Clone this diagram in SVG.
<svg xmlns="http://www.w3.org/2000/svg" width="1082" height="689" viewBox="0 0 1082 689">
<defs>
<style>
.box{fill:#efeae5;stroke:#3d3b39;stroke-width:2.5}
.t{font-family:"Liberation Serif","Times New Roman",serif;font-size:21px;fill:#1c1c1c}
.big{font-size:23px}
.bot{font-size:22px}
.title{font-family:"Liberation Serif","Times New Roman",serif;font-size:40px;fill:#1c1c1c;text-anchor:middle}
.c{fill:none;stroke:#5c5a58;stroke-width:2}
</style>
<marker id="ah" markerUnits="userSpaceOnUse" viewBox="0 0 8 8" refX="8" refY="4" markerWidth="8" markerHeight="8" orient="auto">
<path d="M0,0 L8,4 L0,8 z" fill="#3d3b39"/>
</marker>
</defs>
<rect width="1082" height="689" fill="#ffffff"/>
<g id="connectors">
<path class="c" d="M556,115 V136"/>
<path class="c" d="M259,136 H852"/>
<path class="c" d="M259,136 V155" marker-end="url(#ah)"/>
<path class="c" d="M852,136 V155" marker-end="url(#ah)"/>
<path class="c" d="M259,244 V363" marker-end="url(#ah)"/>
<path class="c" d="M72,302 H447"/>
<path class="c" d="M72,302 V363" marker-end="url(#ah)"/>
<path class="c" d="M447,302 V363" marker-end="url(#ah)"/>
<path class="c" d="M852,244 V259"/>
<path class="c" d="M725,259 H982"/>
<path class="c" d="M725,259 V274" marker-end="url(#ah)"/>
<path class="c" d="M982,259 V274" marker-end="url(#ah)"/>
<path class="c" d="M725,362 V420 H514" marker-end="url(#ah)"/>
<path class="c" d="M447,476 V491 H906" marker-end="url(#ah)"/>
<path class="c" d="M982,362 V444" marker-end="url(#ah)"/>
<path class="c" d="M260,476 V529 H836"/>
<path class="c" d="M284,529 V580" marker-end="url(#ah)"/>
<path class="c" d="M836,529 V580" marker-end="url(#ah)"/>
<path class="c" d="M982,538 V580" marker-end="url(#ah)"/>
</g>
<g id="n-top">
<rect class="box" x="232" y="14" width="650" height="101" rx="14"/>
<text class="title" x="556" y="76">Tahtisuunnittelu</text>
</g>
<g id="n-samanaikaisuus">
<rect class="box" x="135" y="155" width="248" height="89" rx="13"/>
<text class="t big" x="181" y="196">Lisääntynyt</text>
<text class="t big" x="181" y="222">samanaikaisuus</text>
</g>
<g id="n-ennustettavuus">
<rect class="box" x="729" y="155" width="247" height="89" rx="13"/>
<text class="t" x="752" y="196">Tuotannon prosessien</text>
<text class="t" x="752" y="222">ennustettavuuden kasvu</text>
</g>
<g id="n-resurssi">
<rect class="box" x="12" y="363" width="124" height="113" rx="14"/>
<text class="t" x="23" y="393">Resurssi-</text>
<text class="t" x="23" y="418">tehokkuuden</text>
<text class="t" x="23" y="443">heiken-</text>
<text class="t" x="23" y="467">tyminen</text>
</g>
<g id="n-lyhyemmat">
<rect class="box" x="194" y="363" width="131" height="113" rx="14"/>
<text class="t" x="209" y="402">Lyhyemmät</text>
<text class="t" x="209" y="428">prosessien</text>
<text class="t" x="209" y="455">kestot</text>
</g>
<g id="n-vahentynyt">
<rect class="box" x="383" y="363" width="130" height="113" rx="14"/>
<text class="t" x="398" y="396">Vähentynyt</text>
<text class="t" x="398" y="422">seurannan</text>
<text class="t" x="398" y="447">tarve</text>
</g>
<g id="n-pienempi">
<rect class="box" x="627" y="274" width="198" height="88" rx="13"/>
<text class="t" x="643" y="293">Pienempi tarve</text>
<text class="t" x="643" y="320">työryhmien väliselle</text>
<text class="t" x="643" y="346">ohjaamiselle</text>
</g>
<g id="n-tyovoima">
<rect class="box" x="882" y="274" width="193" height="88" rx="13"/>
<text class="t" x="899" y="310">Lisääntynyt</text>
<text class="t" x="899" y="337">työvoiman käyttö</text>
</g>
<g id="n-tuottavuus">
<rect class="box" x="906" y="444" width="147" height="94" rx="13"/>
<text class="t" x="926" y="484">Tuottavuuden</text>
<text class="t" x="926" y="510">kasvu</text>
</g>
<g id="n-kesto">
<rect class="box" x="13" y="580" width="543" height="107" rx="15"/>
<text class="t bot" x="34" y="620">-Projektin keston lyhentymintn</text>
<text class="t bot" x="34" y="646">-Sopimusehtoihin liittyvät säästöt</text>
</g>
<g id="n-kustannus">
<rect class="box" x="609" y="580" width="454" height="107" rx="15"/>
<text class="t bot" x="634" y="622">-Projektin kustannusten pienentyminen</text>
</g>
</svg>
◇ ◇ ◇ ◇ ◇
Give back the whole listing exactly as it reads.

Clone this diagram in SVG.
<svg xmlns="http://www.w3.org/2000/svg" width="1082" height="689" viewBox="0 0 1082 689">
<defs>
<style>
.box{fill:#efeae5;stroke:#3d3b39;stroke-width:2.5}
.t{font-family:"Liberation Serif","Times New Roman",serif;font-size:21px;fill:#1c1c1c}
.big{font-size:23px}
.bot{font-size:22px}
.title{font-family:"Liberation Serif","Times New Roman",serif;font-size:40px;fill:#1c1c1c;text-anchor:middle}
.c{fill:none;stroke:#5c5a58;stroke-width:2}
</style>
<marker id="ah" markerUnits="userSpaceOnUse" viewBox="0 0 8 8" refX="8" refY="4" markerWidth="8" markerHeight="8" orient="auto">
<path d="M0,0 L8,4 L0,8 z" fill="#3d3b39"/>
</marker>
</defs>
<rect width="1082" height="689" fill="#ffffff"/>
<g id="connectors">
<path class="c" d="M556,115 V136"/>
<path class="c" d="M259,136 H852"/>
<path class="c" d="M259,136 V155" marker-end="url(#ah)"/>
<path class="c" d="M852,136 V155" marker-end="url(#ah)"/>
<path class="c" d="M259,244 V363" marker-end="url(#ah)"/>
<path class="c" d="M72,302 H447"/>
<path class="c" d="M72,302 V363" marker-end="url(#ah)"/>
<path class="c" d="M447,302 V363" marker-end="url(#ah)"/>
<path class="c" d="M852,244 V259"/>
<path class="c" d="M725,259 H982"/>
<path class="c" d="M725,259 V274" marker-end="url(#ah)"/>
<path class="c" d="M982,259 V274" marker-end="url(#ah)"/>
<path class="c" d="M725,362 V420 H514" marker-end="url(#ah)"/>
<path class="c" d="M447,476 V491 H906" marker-end="url(#ah)"/>
<path class="c" d="M982,362 V444" marker-end="url(#ah)"/>
<path class="c" d="M260,476 V529 H836"/>
<path class="c" d="M284,529 V580" marker-end="url(#ah)"/>
<path class="c" d="M836,529 V580" marker-end="url(#ah)"/>
<path class="c" d="M982,538 V580" marker-end="url(#ah)"/>
</g>
<g id="n-top">
<rect class="box" x="232" y="14" width="650" height="101" rx="14"/>
<text class="title" x="556" y="76">Tahtisuunnittelu</text>
</g>
<g id="n-samanaikaisuus">
<rect class="box" x="135" y="155" width="248" height="89" rx="13"/>
<text class="t big" x="181" y="196">Lisääntynyt</text>
<text class="t big" x="181" y="222">samanaikaisuus</text>
</g>
<g id="n-ennustettavuus">
<rect class="box" x="729" y="155" width="247" height="89" rx="13"/>
<text class="t" x="752" y="196">Tuotannon prosessien</text>
<text class="t" x="752" y="222">ennustettavuuden kasvu</text>
</g>
<g id="n-resurssi">
<rect class="box" x="12" y="363" width="124" height="113" rx="14"/>
<text class="t" x="23" y="393">Resurssi-</text>
<text class="t" x="23" y="418">tehokkuuden</text>
<text class="t" x="23" y="443">heiken-</text>
<text class="t" x="23" y="467">tyminen</text>
</g>
<g id="n-lyhyemmat">
<rect class="box" x="194" y="363" width="131" height="113" rx="14"/>
<text class="t" x="209" y="402">Lyhyemmät</text>
<text class="t" x="209" y="428">prosessien</text>
<text class="t" x="209" y="455">kestot</text>
</g>
<g id="n-vahentynyt">
<rect class="box" x="383" y="363" width="130" height="113" rx="14"/>
<text class="t" x="398" y="396">Vähentynyt</text>
<text class="t" x="398" y="422">seurannan</text>
<text class="t" x="398" y="447">tarve</text>
</g>
<g id="n-pienempi">
<rect class="box" x="627" y="274" width="198" height="88" rx="13"/>
<text class="t" x="643" y="293">Pienempi tarve</text>
<text class="t" x="643" y="320">työryhmien väliselle</text>
<text class="t" x="643" y="346">ohjaamiselle</text>
</g>
<g id="n-tyovoima">
<rect class="box" x="882" y="274" width="193" height="88" rx="13"/>
<text class="t" x="899" y="310">Lisääntynyt</text>
<text class="t" x="899" y="337">työvoiman käyttö</text>
</g>
<g id="n-tuottavuus">
<rect class="box" x="906" y="444" width="147" height="94" rx="13"/>
<text class="t" x="926" y="484">Tuottavuuden</text>
<text class="t" x="926" y="510">kasvu</text>
</g>
<g id="n-kesto">
<rect class="box" x="13" y="580" width="543" height="107" rx="15"/>
<text class="t bot" x="34" y="620">-Projektin keston lyhentymintn</text>
<text class="t bot" x="34" y="646">-Sopimusehtoihin liittyvät säästöt</text>
</g>
<g id="n-kustannus">
<rect class="box" x="609" y="580" width="454" height="107" rx="15"/>
<text class="t bot" x="634" y="622">-Projektin kustannusten pienentyminen</text>
</g>
</svg>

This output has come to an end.